Oracle (ORCL) stock fell more than 5% Wednesday after the Financial Times reported that private lender Blue Owl Capital (OWL) will not back a $10 billion deal for its next data center as the software company draws investor scrutiny over its use of debt to fund spending on AI computing capacity.
Blue Owl, Oracle’s biggest data center partner, had been in discussions with lenders and Oracle for the deal to invest in a massive facility in Michigan, but negotiations stalled, according to the FT.
The report raised questions over how the project will be funded. Oracle spokesperson Michael Egbert said in a statement to Yahoo Finance that its development partner, Related Digital, “selected the best equity partner from a competitive group of options, which in this instance was not Blue Owl.”

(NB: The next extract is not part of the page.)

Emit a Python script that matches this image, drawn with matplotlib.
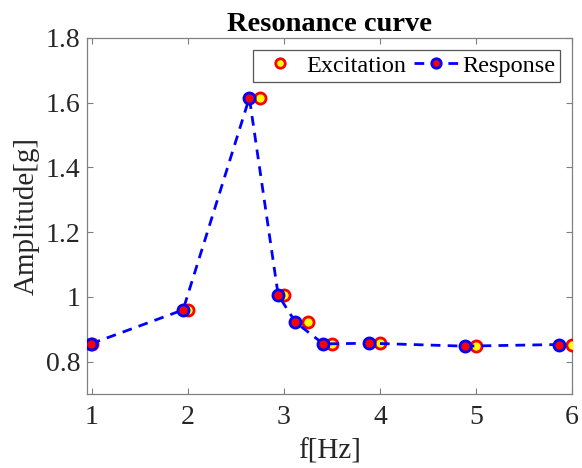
import numpy as np
import matplotlib
matplotlib.use('Agg')
import matplotlib.pyplot as plt

plt.rcParams['font.family'] = ['Liberation Serif', 'DejaVu Serif']
plt.rcParams['mathtext.fontset'] = 'stix'

# excitation frequencies / amplitudes
f_exc = [1.0, 2.0, 2.75, 3.0, 3.25, 3.5, 4.0, 5.0, 6.0]
a_exc = [0.855, 0.960, 1.615, 1.006, 0.922, 0.855, 0.857, 0.848, 0.853]

# response frequencies / amplitudes
f_resp = [0.99, 1.95, 2.64, 2.94, 3.12, 3.41, 3.89, 4.88, 5.86]
a_resp = [0.855, 0.960, 1.615, 1.006, 0.922, 0.855, 0.857, 0.848, 0.853]

xticks = [1, 2, 3, 4, 5, 6]
yticks = [0.8, 1.0, 1.2, 1.4, 1.6, 1.8]
ytick_labels = ['0.8', '1', '1.2', '1.4', '1.6', '1.8']

fig = plt.figure(figsize=(5.82, 4.68), dpi=100)
ax = fig.add_axes([0.1495, 0.158, 0.8335, 0.761])

ax.plot(f_exc, a_exc, linestyle='none', marker='o', markersize=8,
        markerfacecolor='yellow', markeredgecolor='red', markeredgewidth=2,
        label='Excitation', zorder=3)
ax.plot(f_resp, a_resp, linestyle='--', color='blue', linewidth=2,
        dashes=(3.5, 2.6), marker='o', markersize=8,
        markerfacecolor='red', markeredgecolor='blue', markeredgewidth=2,
        label='Response', zorder=4)

ax.set_xlim(0.95, 6)
ax.set_ylim(0.7, 1.8)
ax.set_xticks(xticks)
ax.set_yticks(yticks)
ax.set_yticklabels(ytick_labels)

ax.tick_params(direction='in', top=True, right=True, length=4, width=0.8,
               color='#808080', labelsize=20, labelcolor='#262626')
ax.tick_params(axis='x', pad=8)
ax.tick_params(axis='y', pad=5)
for s in ax.spines.values():
    s.set_color('#808080')
    s.set_linewidth(0.9)

ax.set_xlabel('f[Hz]', fontsize=21, color='#262626', labelpad=6)
ax.set_ylabel('Amplitude[g]', fontsize=21, color='#262626', labelpad=4)
ax.set_title('Resonance curve', fontsize=20.5, fontweight='bold', pad=5)

leg = ax.legend(loc='upper right', ncol=2, fontsize=17.5, frameon=True,
                fancybox=False, edgecolor='#555555', framealpha=1,
                handlelength=1.8, columnspacing=0.3, handletextpad=0.2,
                borderpad=0.2, borderaxespad=0, markerscale=0.85,
                bbox_to_anchor=(0.976, 0.966))
leg.get_frame().set_linewidth(0.9)

fig.savefig('out.png', dpi=100)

Read more about Oracle’s stock moves and today’s market action.
Blue Owl has been a prominent player in the AI data center boom, partnering with Oracle on its data center projects in Texas and New Mexico, as well as inking a deal with Meta (META) to help finance its mammoth facility in Louisiana.
Such arrangements — in which debt is tied to joint ventures or special purpose vehicles and not included in companies’ balance sheets — in addition to massive corporate bond issuances by major tech firms this year, have raised concerns about how companies are funding their AI build-outs. Oracle in particular faces greater scrutiny as it lacks the strong internal cash flow that its Big Tech cloud peers boast, according to analysts.
The decline of Oracle stock on Wednesday means shares are down nearly 18% for the month. The stock fell after the company’s earnings last week showed its costs rising more than expected while the company bled more cash than investors anticipated. The tech firm’s $248 billion in lease obligations, revealed in its quarterly SEC filing, added to investor fears over its growing debt pile. Its overreliance on OpenAI to meet its ambitious revenue targets has also sent shareholders backpedaling.
Although Oracle execs said after its earnings results that the company is committed to maintaining an investment-grade credit rating — it currently has a BBB rating on its bonds — investors haven’t been so sure, piling into Oracle credit default swaps that saw spreads reach their highest level last week since 2009.